• **EXERCISE DIRECTIONS**: Each entry below should be written out exactly as it is, with no pictures.

Stored items
* * * * *

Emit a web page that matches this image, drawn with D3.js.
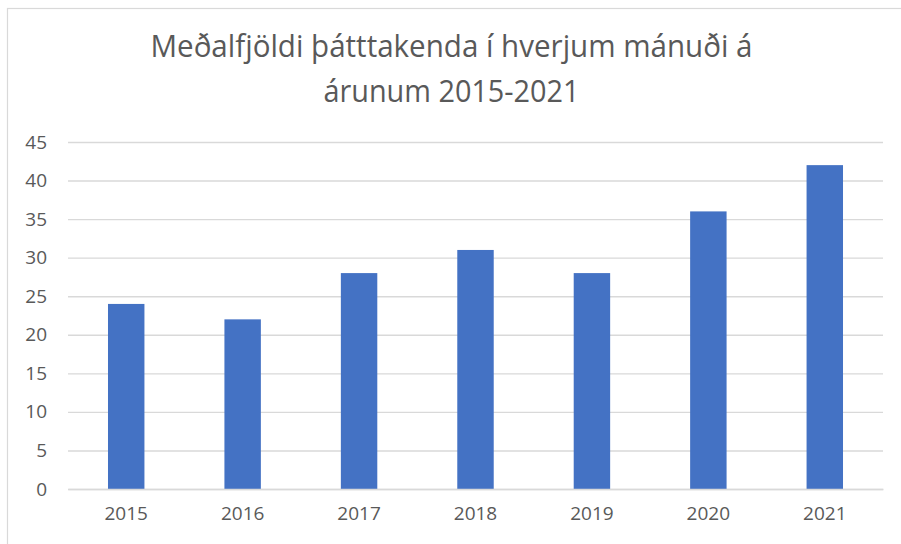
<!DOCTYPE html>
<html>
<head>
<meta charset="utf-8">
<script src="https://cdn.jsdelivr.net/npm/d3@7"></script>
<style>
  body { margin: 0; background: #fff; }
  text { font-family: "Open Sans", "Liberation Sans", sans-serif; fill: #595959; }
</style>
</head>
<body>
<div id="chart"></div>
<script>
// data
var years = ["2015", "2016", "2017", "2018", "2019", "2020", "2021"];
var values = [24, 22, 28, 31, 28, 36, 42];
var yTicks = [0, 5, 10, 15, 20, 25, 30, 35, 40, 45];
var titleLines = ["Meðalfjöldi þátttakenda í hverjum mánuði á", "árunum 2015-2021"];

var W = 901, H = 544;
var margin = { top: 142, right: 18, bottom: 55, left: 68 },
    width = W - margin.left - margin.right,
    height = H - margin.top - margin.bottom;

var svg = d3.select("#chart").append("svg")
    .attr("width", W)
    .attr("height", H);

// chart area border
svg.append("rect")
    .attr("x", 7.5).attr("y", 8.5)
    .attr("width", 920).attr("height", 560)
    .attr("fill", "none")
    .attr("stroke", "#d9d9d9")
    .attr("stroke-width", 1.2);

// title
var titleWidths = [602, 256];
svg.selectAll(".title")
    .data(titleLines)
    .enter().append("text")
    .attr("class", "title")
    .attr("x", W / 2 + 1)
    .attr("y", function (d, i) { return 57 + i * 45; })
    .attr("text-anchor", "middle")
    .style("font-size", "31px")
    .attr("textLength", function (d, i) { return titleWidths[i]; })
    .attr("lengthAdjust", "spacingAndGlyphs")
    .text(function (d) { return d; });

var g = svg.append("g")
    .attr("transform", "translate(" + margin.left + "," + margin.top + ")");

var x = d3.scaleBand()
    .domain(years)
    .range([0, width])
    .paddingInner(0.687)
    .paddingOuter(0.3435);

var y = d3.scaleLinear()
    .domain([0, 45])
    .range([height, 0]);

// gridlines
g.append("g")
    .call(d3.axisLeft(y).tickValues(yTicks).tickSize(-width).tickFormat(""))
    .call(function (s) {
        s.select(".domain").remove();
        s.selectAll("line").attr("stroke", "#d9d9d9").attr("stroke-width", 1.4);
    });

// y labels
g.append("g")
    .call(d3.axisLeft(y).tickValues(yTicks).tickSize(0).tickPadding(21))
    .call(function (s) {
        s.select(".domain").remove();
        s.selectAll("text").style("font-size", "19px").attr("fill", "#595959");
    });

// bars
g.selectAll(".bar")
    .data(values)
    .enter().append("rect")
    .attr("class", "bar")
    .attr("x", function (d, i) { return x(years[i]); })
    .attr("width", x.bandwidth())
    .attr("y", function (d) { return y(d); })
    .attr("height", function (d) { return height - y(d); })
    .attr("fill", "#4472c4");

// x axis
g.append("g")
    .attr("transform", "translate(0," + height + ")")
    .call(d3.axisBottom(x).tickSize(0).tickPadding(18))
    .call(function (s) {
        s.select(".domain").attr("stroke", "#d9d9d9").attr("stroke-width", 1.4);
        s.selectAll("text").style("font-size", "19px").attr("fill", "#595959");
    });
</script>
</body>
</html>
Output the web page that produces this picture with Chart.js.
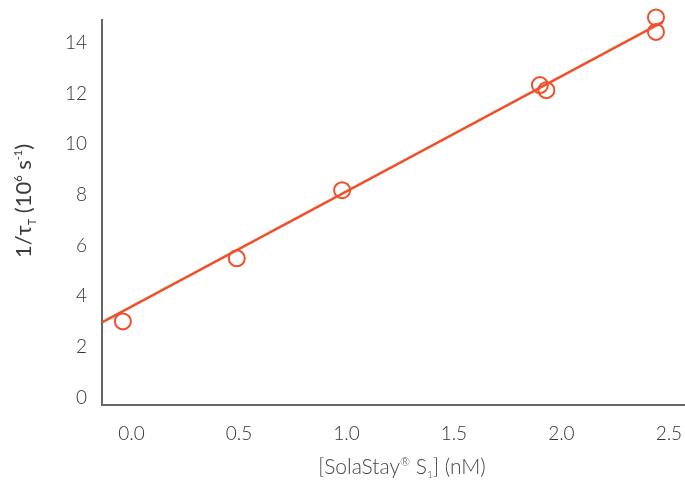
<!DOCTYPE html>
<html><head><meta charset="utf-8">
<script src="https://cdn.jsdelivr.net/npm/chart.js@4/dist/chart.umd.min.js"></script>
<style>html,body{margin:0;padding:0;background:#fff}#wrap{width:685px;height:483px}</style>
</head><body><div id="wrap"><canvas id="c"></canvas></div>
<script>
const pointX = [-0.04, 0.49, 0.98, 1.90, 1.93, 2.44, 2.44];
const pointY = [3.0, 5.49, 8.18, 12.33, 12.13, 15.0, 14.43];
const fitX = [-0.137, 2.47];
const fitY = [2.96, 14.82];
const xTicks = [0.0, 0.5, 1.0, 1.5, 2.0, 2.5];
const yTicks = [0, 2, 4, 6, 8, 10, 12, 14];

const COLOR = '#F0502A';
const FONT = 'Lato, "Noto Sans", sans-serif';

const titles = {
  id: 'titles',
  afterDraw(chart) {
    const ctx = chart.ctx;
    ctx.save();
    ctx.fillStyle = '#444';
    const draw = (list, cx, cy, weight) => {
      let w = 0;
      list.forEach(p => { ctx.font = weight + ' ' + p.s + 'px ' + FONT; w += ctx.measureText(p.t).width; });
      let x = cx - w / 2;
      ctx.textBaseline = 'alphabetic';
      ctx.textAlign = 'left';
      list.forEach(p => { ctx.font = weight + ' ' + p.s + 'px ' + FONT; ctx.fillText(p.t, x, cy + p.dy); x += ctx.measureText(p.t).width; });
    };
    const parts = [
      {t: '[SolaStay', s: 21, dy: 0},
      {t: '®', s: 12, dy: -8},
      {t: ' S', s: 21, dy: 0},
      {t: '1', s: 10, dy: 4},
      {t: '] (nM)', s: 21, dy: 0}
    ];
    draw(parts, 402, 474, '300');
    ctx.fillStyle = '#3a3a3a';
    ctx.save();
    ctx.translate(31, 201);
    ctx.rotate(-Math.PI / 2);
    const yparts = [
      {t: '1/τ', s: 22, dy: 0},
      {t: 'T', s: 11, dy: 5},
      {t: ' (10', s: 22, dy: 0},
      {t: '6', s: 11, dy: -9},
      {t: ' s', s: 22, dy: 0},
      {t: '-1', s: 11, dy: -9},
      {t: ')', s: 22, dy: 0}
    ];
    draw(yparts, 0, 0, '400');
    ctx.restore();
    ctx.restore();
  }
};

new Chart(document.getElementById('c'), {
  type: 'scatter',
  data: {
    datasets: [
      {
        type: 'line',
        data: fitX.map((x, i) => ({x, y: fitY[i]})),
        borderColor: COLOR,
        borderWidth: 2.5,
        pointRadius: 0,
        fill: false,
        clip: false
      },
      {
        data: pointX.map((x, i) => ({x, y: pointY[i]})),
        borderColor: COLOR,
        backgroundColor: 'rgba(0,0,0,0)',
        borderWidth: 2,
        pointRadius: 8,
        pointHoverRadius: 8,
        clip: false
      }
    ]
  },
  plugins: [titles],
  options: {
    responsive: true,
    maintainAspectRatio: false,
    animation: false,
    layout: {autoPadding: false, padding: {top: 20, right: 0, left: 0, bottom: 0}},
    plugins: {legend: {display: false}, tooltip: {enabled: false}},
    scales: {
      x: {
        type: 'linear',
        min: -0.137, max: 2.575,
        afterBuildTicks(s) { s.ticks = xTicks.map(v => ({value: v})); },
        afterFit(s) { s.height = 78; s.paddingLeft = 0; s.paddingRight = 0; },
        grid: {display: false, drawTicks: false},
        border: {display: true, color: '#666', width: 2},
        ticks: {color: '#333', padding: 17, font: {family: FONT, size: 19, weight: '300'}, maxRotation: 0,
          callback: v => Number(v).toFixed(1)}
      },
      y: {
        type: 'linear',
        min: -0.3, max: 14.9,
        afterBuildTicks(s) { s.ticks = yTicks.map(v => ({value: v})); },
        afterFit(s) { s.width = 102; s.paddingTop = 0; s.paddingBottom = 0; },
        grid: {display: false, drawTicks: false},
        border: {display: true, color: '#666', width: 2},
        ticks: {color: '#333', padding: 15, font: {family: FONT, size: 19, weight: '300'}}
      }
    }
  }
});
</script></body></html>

* * * * *

• **IN RESPONSE**:
Emit a web page that matches this image, drawn with D3.js.
<!DOCTYPE html>
<html>
<head>
<meta charset="utf-8">
<script src="https://cdn.jsdelivr.net/npm/d3@7"></script>
<style>
  body { margin: 0; background: #fff; }
  text { font-family: "Open Sans", "Liberation Sans", sans-serif; fill: #595959; }
</style>
</head>
<body>
<div id="chart"></div>
<script>
// data
var years = ["2015", "2016", "2017", "2018", "2019", "2020", "2021"];
var values = [24, 22, 28, 31, 28, 36, 42];
var yTicks = [0, 5, 10, 15, 20, 25, 30, 35, 40, 45];
var titleLines = ["Meðalfjöldi þátttakenda í hverjum mánuði á", "árunum 2015-2021"];

var W = 901, H = 544;
var margin = { top: 142, right: 18, bottom: 55, left: 68 },
    width = W - margin.left - margin.right,
    height = H - margin.top - margin.bottom;

var svg = d3.select("#chart").append("svg")
    .attr("width", W)
    .attr("height", H);

// chart area border
svg.append("rect")
    .attr("x", 7.5).attr("y", 8.5)
    .attr("width", 920).attr("height", 560)
    .attr("fill", "none")
    .attr("stroke", "#d9d9d9")
    .attr("stroke-width", 1.2);

// title
var titleWidths = [602, 256];
svg.selectAll(".title")
    .data(titleLines)
    .enter().append("text")
    .attr("class", "title")
    .attr("x", W / 2 + 1)
    .attr("y", function (d, i) { return 57 + i * 45; })
    .attr("text-anchor", "middle")
    .style("font-size", "31px")
    .attr("textLength", function (d, i) { return titleWidths[i]; })
    .attr("lengthAdjust", "spacingAndGlyphs")
    .text(function (d) { return d; });

var g = svg.append("g")
    .attr("transform", "translate(" + margin.left + "," + margin.top + ")");

var x = d3.scaleBand()
    .domain(years)
    .range([0, width])
    .paddingInner(0.687)
    .paddingOuter(0.3435);

var y = d3.scaleLinear()
    .domain([0, 45])
    .range([height, 0]);

// gridlines
g.append("g")
    .call(d3.axisLeft(y).tickValues(yTicks).tickSize(-width).tickFormat(""))
    .call(function (s) {
        s.select(".domain").remove();
        s.selectAll("line").attr("stroke", "#d9d9d9").attr("stroke-width", 1.4);
    });

// y labels
g.append("g")
    .call(d3.axisLeft(y).tickValues(yTicks).tickSize(0).tickPadding(21))
    .call(function (s) {
        s.select(".domain").remove();
        s.selectAll("text").style("font-size", "19px").attr("fill", "#595959");
    });

// bars
g.selectAll(".bar")
    .data(values)
    .enter().append("rect")
    .attr("class", "bar")
    .attr("x", function (d, i) { return x(years[i]); })
    .attr("width", x.bandwidth())
    .attr("y", function (d) { return y(d); })
    .attr("height", function (d) { return height - y(d); })
    .attr("fill", "#4472c4");

// x axis
g.append("g")
    .attr("transform", "translate(0," + height + ")")
    .call(d3.axisBottom(x).tickSize(0).tickPadding(18))
    .call(function (s) {
        s.select(".domain").attr("stroke", "#d9d9d9").attr("stroke-width", 1.4);
        s.selectAll("text").style("font-size", "19px").attr("fill", "#595959");
    });
</script>
</body>
</html>
Output the web page that produces this picture with Chart.js.
<!DOCTYPE html>
<html><head><meta charset="utf-8">
<script src="https://cdn.jsdelivr.net/npm/chart.js@4/dist/chart.umd.min.js"></script>
<style>html,body{margin:0;padding:0;background:#fff}#wrap{width:685px;height:483px}</style>
</head><body><div id="wrap"><canvas id="c"></canvas></div>
<script>
const pointX = [-0.04, 0.49, 0.98, 1.90, 1.93, 2.44, 2.44];
const pointY = [3.0, 5.49, 8.18, 12.33, 12.13, 15.0, 14.43];
const fitX = [-0.137, 2.47];
const fitY = [2.96, 14.82];
const xTicks = [0.0, 0.5, 1.0, 1.5, 2.0, 2.5];
const yTicks = [0, 2, 4, 6, 8, 10, 12, 14];

const COLOR = '#F0502A';
const FONT = 'Lato, "Noto Sans", sans-serif';

const titles = {
  id: 'titles',
  afterDraw(chart) {
    const ctx = chart.ctx;
    ctx.save();
    ctx.fillStyle = '#444';
    const draw = (list, cx, cy, weight) => {
      let w = 0;
      list.forEach(p => { ctx.font = weight + ' ' + p.s + 'px ' + FONT; w += ctx.measureText(p.t).width; });
      let x = cx - w / 2;
      ctx.textBaseline = 'alphabetic';
      ctx.textAlign = 'left';
      list.forEach(p => { ctx.font = weight + ' ' + p.s + 'px ' + FONT; ctx.fillText(p.t, x, cy + p.dy); x += ctx.measureText(p.t).width; });
    };
    const parts = [
      {t: '[SolaStay', s: 21, dy: 0},
      {t: '®', s: 12, dy: -8},
      {t: ' S', s: 21, dy: 0},
      {t: '1', s: 10, dy: 4},
      {t: '] (nM)', s: 21, dy: 0}
    ];
    draw(parts, 402, 474, '300');
    ctx.fillStyle = '#3a3a3a';
    ctx.save();
    ctx.translate(31, 201);
    ctx.rotate(-Math.PI / 2);
    const yparts = [
      {t: '1/τ', s: 22, dy: 0},
      {t: 'T', s: 11, dy: 5},
      {t: ' (10', s: 22, dy: 0},
      {t: '6', s: 11, dy: -9},
      {t: ' s', s: 22, dy: 0},
      {t: '-1', s: 11, dy: -9},
      {t: ')', s: 22, dy: 0}
    ];
    draw(yparts, 0, 0, '400');
    ctx.restore();
    ctx.restore();
  }
};

new Chart(document.getElementById('c'), {
  type: 'scatter',
  data: {
    datasets: [
      {
        type: 'line',
        data: fitX.map((x, i) => ({x, y: fitY[i]})),
        borderColor: COLOR,
        borderWidth: 2.5,
        pointRadius: 0,
        fill: false,
        clip: false
      },
      {
        data: pointX.map((x, i) => ({x, y: pointY[i]})),
        borderColor: COLOR,
        backgroundColor: 'rgba(0,0,0,0)',
        borderWidth: 2,
        pointRadius: 8,
        pointHoverRadius: 8,
        clip: false
      }
    ]
  },
  plugins: [titles],
  options: {
    responsive: true,
    maintainAspectRatio: false,
    animation: false,
    layout: {autoPadding: false, padding: {top: 20, right: 0, left: 0, bottom: 0}},
    plugins: {legend: {display: false}, tooltip: {enabled: false}},
    scales: {
      x: {
        type: 'linear',
        min: -0.137, max: 2.575,
        afterBuildTicks(s) { s.ticks = xTicks.map(v => ({value: v})); },
        afterFit(s) { s.height = 78; s.paddingLeft = 0; s.paddingRight = 0; },
        grid: {display: false, drawTicks: false},
        border: {display: true, color: '#666', width: 2},
        ticks: {color: '#333', padding: 17, font: {family: FONT, size: 19, weight: '300'}, maxRotation: 0,
          callback: v => Number(v).toFixed(1)}
      },
      y: {
        type: 'linear',
        min: -0.3, max: 14.9,
        afterBuildTicks(s) { s.ticks = yTicks.map(v => ({value: v})); },
        afterFit(s) { s.width = 102; s.paddingTop = 0; s.paddingBottom = 0; },
        grid: {display: false, drawTicks: false},
        border: {display: true, color: '#666', width: 2},
        ticks: {color: '#333', padding: 15, font: {family: FONT, size: 19, weight: '300'}}
      }
    }
  }
});
</script></body></html>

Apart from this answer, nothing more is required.